To be strictly impartial I must mention the two key texts for the Arthurian myth: the Annals of Wales, and Nennius’ History of the Britons.


Michael Wood claims that evidence for an historical Arthur stands or falls on these two works, which are now incorporated in the Welsh Historical manuscript, Harlein 3859. This book was only written in the twelfth century! (Wood p53)


The annals are unreliable as evidence for fifth century history. The spelling in the earlier sections is that of the 8th or 9th century. It is generally agreed that “the annals were only kept as a contemporary record from around the year 800.” (Wood p58)


Thomas Jones, a highly respected Arthurian scholar, argued that originally the annal read: “Battle of Badon in which the Britons were victorious.”


He was naturally dubious that the annal entry for 490-516, respecting the Battle of Badon, claimed “Arthur carried the cross of our Lord Jesus Christ on his shoulders for three days and nights….”


The normal annal consisted of only one terse sentence. It is apparent that some monk in the 9th century interpolated pious reasons for the British victory. (Wood 53)


The other famous entry (circa 511-537) states: “The Battle of Camlann in which Arthur and Merdraut died.”


This is the first reference to a “Merdraut”. Could he have been the role model for the “Mordred” who features in the Arthurian saga?


This reminds me of another name “coincidence”. (?)


Dennis Harding points out an extraordinary origin of Stonehenge. “Camden, for instance, reports the tradition that Stonehenge was built by Aurelius Ambrosius or his brother Uther, who allegedly erected it as a monument to a treacherous defeat of the Britons by the Saxons.” (Denning Harding, Prehistoric Europe, 1978, page 27)


This claim intrigues me. Could Camden have meant Ambrosius Aurelianus, the acknowledged principal British leader opposing the Saxons in the late fifth century?


I am not an Arthurian scholar, and don’t profess to be. I do not know if Uther was Ambrosius’ brother.


If there was a familial relationship between Ambrosius and an Uther then the plot thickens. Some Arthurian tales name Uther Pendragon as the father of King Arthur.


It is not impossible that Ambrosius and Uther are two of the British warlords who are woven into the composite figure of King Arthur.


We can safely assume that Arthur did not win the Battle of Badon almost single handedly as Nennius alleges.

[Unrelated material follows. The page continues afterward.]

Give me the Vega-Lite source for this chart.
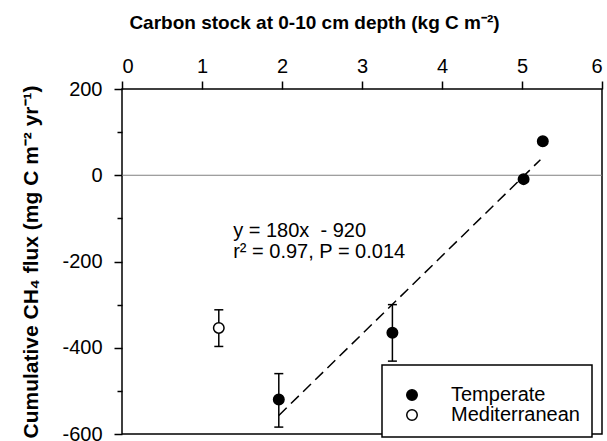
{
  "$schema": "https://vega.github.io/schema/vega-lite/v6.json",
  "width": 480,
  "height": 345,
  "autosize": "none",
  "padding": {"left": 122, "top": 89, "right": 5, "bottom": 7},
  "background": "white",
  "config": {
    "view": {"stroke": "black", "strokeWidth": 1.5},
    "font": "Liberation Sans",
    "axis": {"domain": false, "grid": false, "tickColor": "black", "tickWidth": 1.5, "labelColor": "black", "titleColor": "black", "labelFont": "Liberation Sans", "titleFont": "Liberation Sans", "labelFontSize": 20, "titleFontSize": 19, "titleFontWeight": "bold"},
    "legend": {"strokeWidth": 1.5}
  },
  "datasets": {
    "pts": [
      {"x": 1.96, "y": -520, "group": "Temperate"},
      {"x": 3.38, "y": -365, "group": "Temperate"},
      {"x": 5.02, "y": -9, "group": "Temperate"},
      {"x": 5.26, "y": 79, "group": "Temperate"},
      {"x": 1.21, "y": -354, "group": "Mediterranean"}
    ],
    "err": [
      {"x": 1.96, "lo": -584, "hi": -460},
      {"x": 3.38, "lo": -431, "hi": -300},
      {"x": 1.21, "lo": -397, "hi": -312}
    ],
    "fit": [
      {"x": 1.96, "y": -557},
      {"x": 5.23, "y": 36}
    ],
    "zero": [{"y": 0}],
    "ann": [
      {"x": 1.39, "y": -129, "label": "y = 180x \u00a0- 920"},
      {"x": 1.39, "y": -177, "label": "r² = 0.97, P = 0.014"}
    ]
  },
  "layer": [
    {
      "data": {"name": "zero"},
      "mark": {"type": "rule", "color": "#808080", "strokeWidth": 1},
      "encoding": {
        "y": {"field": "y", "type": "quantitative", "scale": {"domain": [-600, 200], "nice": false, "zero": false},
          "axis": {"orient": "left", "values": [-600, -500, -400, -300, -200, -100, 0, 100, 200],
            "labelExpr": "datum.value % 200 === 0 ? '' + datum.value : ''",
            "tickSize": {"condition": {"test": "datum.value % 200 === 0", "value": 8}, "value": 5},
            "labelPadding": 12, "titlePadding": 20, "titleFontSize": 21,
            "title": "Cumulative CH₄ flux (mg C m⁻² yr⁻¹)"}}
      }
    },
    {
      "data": {"name": "fit"},
      "mark": {"type": "line", "color": "black", "strokeWidth": 1.5, "strokeDash": [11, 6]},
      "encoding": {
        "x": {"field": "x", "type": "quantitative", "scale": {"domain": [0, 6], "nice": false, "zero": false},
          "axis": {"orient": "top", "values": [0, 1, 2, 3, 4, 5, 6], "tickSize": 8, "labelPadding": 5, "titlePadding": 24,
            "labelExpr": "'' + datum.value", "titleX": 192, "titleAlign": "center",
            "title": "Carbon stock at 0-10 cm depth (kg C m⁻²)"}},
        "y": {"field": "y", "type": "quantitative"}
      }
    },
    {
      "data": {"name": "err"},
      "mark": {"type": "rule", "color": "black", "strokeWidth": 1.5},
      "encoding": {
        "x": {"field": "x", "type": "quantitative"},
        "y": {"field": "lo", "type": "quantitative"},
        "y2": {"field": "hi"}
      }
    },
    {
      "data": {"name": "err"},
      "mark": {"type": "tick", "orient": "horizontal", "color": "black", "size": 9, "thickness": 1.5, "opacity": 1},
      "encoding": {
        "x": {"field": "x", "type": "quantitative"},
        "y": {"field": "lo", "type": "quantitative"}
      }
    },
    {
      "data": {"name": "err"},
      "mark": {"type": "tick", "orient": "horizontal", "color": "black", "size": 9, "thickness": 1.5, "opacity": 1},
      "encoding": {
        "x": {"field": "x", "type": "quantitative"},
        "y": {"field": "hi", "type": "quantitative"}
      }
    },
    {
      "data": {"name": "pts"},
      "mark": {"type": "point", "shape": "circle", "size": 110, "filled": true, "stroke": "black", "strokeWidth": 1.5, "opacity": 1},
      "encoding": {
        "x": {"field": "x", "type": "quantitative"},
        "y": {"field": "y", "type": "quantitative"},
        "fill": {"field": "group", "type": "nominal",
          "scale": {"domain": ["Temperate", "Mediterranean"], "range": ["black", "white"]},
          "legend": {"orient": "none", "legendX": 260, "legendY": 276,
            "title": "\u00a0\u00a0\u00a0\u00a0\u00a0\u00a0\u00a0\u00a0\u00a0\u00a0\u00a0\u00a0\u00a0\u00a0\u00a0\u00a0\u00a0\u00a0\u00a0\u00a0\u00a0\u00a0\u00a0\u00a0\u00a0\u00a0\u00a0\u00a0\u00a0\u00a0\u00a0\u00a0\u00a0\u00a0\u00a0\u00a0\u00a0\u00a0\u00a0\u00a0\u00a0\u00a0\u00a0\u00a0\u00a0\u00a0\u00a0\u00a0\u00a0\u00a0\u00a0\u00a0\u00a0\u00a0\u00a0\u00a0\u00a0\u00a0\u00a0\u00a0\u00a0\u00a0\u00a0\u00a0\u00a0\u00a0\u00a0\u00a0\u00a0\u00a0\u00a0\u00a0\u00a0\u00a0\u00a0\u00a0\u00a0\u00a0\u00a0\u00a0\u00a0\u00a0\u00a0\u00a0\u00a0\u00a0\u00a0\u00a0\u00a0\u00a0",
            "titleFontSize": 8, "titlePadding": 0, "titleLimit": 400,
            "strokeColor": "black", "fillColor": "white", "padding": 12, "rowPadding": -2,
            "symbolOffset": 8, "labelOffset": 29, "symbolType": "circle", "symbolSize": 110,
            "symbolStrokeColor": "black", "symbolStrokeWidth": 1.5, "labelFontSize": 20,
            "labelFont": "Liberation Sans", "labelColor": "black"}}
      }
    },
    {
      "data": {"name": "ann"},
      "mark": {"type": "text", "align": "left", "baseline": "middle", "fontSize": 20, "font": "Liberation Sans", "color": "black"},
      "encoding": {
        "x": {"field": "x", "type": "quantitative"},
        "y": {"field": "y", "type": "quantitative"},
        "text": {"field": "label"}
      }
    }
  ]
}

Gildas makes no mention of Arthur at the Battle of Badon!


Nennius claims “960 men fell in one day (this is at the Battle of Badon) at a single onset of Arthur; and no one killed them but he alone, and in all the battles he came out victorious.” (Wood p59)

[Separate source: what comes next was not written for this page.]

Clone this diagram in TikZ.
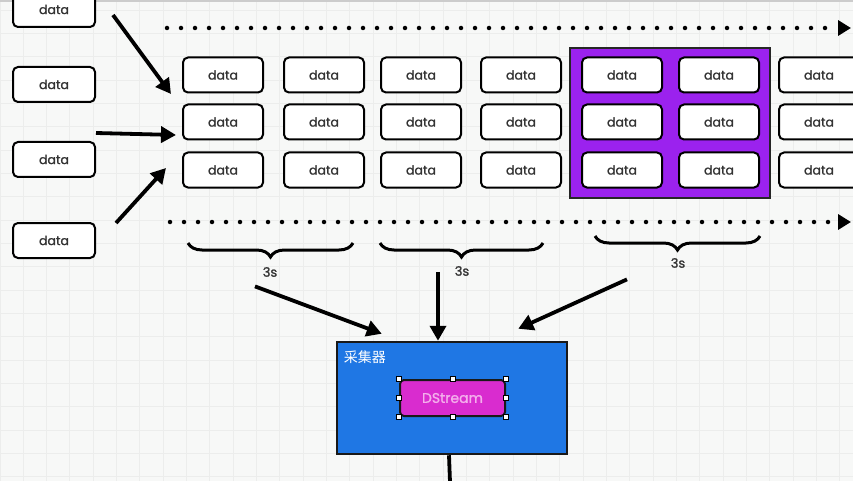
\documentclass[tikz,border=0pt]{standalone}
\usepackage{fontspec}
\setmainfont{Poppins}[FakeBold=1.2]
\newfontfamily\cjk{Noto Sans CJK SC}
\usetikzlibrary{arrows.meta,decorations.pathreplacing,calc,positioning}
\definecolor{paper}{HTML}{F7F8F7}
\definecolor{gridline}{HTML}{ECEDEC}
\definecolor{window}{HTML}{9B22EE}
\definecolor{collect}{HTML}{1F77E4}
\definecolor{stream}{HTML}{D92CCF}
\definecolor{streamtext}{HTML}{F4AEEC}
\definecolor{ink}{HTML}{333333}
\tikzset{
    databox/.style={draw=black,line width=2pt,fill=white,rounded corners=5pt,
        minimum width=80pt,minimum height=35pt,inner sep=0pt,
        font=\fontsize{12.5}{12.5}\selectfont,text=ink},
    flow/.style={line width=3.8pt,-{Triangle[length=15pt,width=16pt]}},
    timeline/.style={line width=4.5pt,line cap=round,dash pattern=on 0pt off 14pt,
        -{Triangle[length=13pt,width=15pt]}},
    window brace/.style={decorate,decoration={brace,mirror,amplitude=14pt},line width=3pt},
    handle/.style={draw=black,fill=white,line width=0.8pt,minimum size=5pt,inner sep=0pt}
}
\begin{document}
\begin{tikzpicture}[x=1pt,y=-1pt]
    \useasboundingbox (0,0) rectangle (853,481);
    \clip (0,0) rectangle (853,481);
    %% Paper and grid
    \fill[paper] (0,0) rectangle (853,481);
    \foreach \i in {0,...,36}
        \draw[gridline,line width=1pt] (\i*23.33,0) -- (\i*23.33,481);
    \foreach \j in {0,...,20}
        \draw[gridline,line width=1pt] (0,10.3+\j*23.33) -- (853,10.3+\j*23.33);
    \fill[black!20] (0,0) rectangle (853,2.5);
    %% Sources
    \node[databox,minimum width=82pt] (src1) at (54,9.5) {data};
    \node[databox,minimum width=82pt] (src2) at (54,84.5) {data};
    \node[databox,minimum width=82pt] (src3) at (54,159.5) {data};
    \node[databox,minimum width=82pt] (src4) at (54,240.5) {data};
    %% Window
    \node[draw=black!85,line width=2pt,fill=window,minimum width=200pt,minimum height=150pt] (win) at (670,123) {};
    %% Stream of data
    \foreach \cx [count=\c] in {223,324,421,521,622,719,819}
        \foreach \ry [count=\r] in {75,122,170}
            \node[databox] (cell\c\r) at (\cx,\ry) {data};
    %% Time lines
    \coordinate (top start) at (167,28);
    \coordinate (top end) at (851,28);
    \coordinate (bottom start) at (170,222);
    \coordinate (bottom end) at (851,222);
    \draw[timeline] (top start) -- (top end);
    \draw[timeline] (bottom start) -- (bottom end);
    %% Inputs
    \draw[flow] ($(src1.east)+(17,5.5)$) -- ($(cell11.south west)+(-11,0.5)$);
    \draw[flow] ($(src3.north east)+(0,-8)$) -- ($(cell12.south west)+(-6,-5.5)$);
    \draw[flow] ($(src4.north east)+(20,1)$) -- ($(cell13.west)+(-16,-2)$);
    %% Batches of 3s
    \draw[window brace] (188,243) -- (353,243);
    \draw[window brace] (380,243) -- (543,243);
    \draw[window brace] (595,236) -- (760,236);
    \node[text=ink,font=\fontsize{13}{13}\selectfont] (lab1) at (270,272) {3s};
    \node[text=ink,font=\fontsize{13}{13}\selectfont] (lab2) at (462,271) {3s};
    \node[text=ink,font=\fontsize{13}{13}\selectfont] (lab3) at (678,263) {3s};
    %% Collector
    \node[draw=black!90,line width=2.5pt,fill=collect,minimum width=230pt,minimum height=112pt] (collector) at (452,398) {};
    \node[anchor=west,text=white,font=\cjk\fontsize{14}{14}\selectfont,inner sep=0pt] (collect label) at ($(collector.north west)+(8,16)$) {采集器};
    \node[draw=black!90,line width=2pt,fill=stream,rounded corners=4pt,minimum width=105pt,minimum height=36pt,
        text=streamtext,font=\fontsize{14}{14}\selectfont] (dstream) at (452.5,398) {DStream};
    \foreach \a in {north west,north,north east,east,south east,south,south west,west}
        \node[handle] at (dstream.\a) {};
    \draw[flow] ($(lab1.south)+(-15,6)$) -- ($(collector.north west)+(46,-7)$);
    \draw[flow] ($(collector.north)+(-14,-69)$) -- ($(collector.north)+(-14,0)$);
    \draw[flow] ($(lab3.south)+(-51,8)$) -- ($(collector.north east)+(-50,-12)$);
    %% Output
    \coordinate (out) at (450,482);
    \draw[line width=3.8pt] (collector.south) ++(-3,0) -- (out);
\end{tikzpicture}
\end{document}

The British monks have cast “Arthur” in the mould of an Old Testament Judge. Samson comes to mind “Arthur” was a leader appointed by Gods to save his people.


Nennius’ History of the Britons was written circa 830 CE. Wood points out that there is no evidence of any authentic fifth century material. (Wood p59)

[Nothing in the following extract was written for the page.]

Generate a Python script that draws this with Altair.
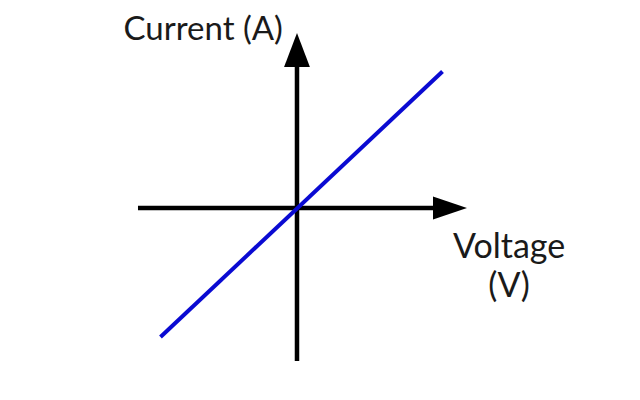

Wood explains that King Arthur was already a folk hero by the 9th century. Nennius’list of Arthur’s 12 battles is based on a Welsh battle poems. Wood does not elaborate, but dismisses poems of this genre as frequently glorifying a popular hero who won non-existent battles.


I wonder if the cited poem was Gododdin. It is possible that the exploits of Rheged and Votadini war leaders were unwittingly featured in Nennius’ history?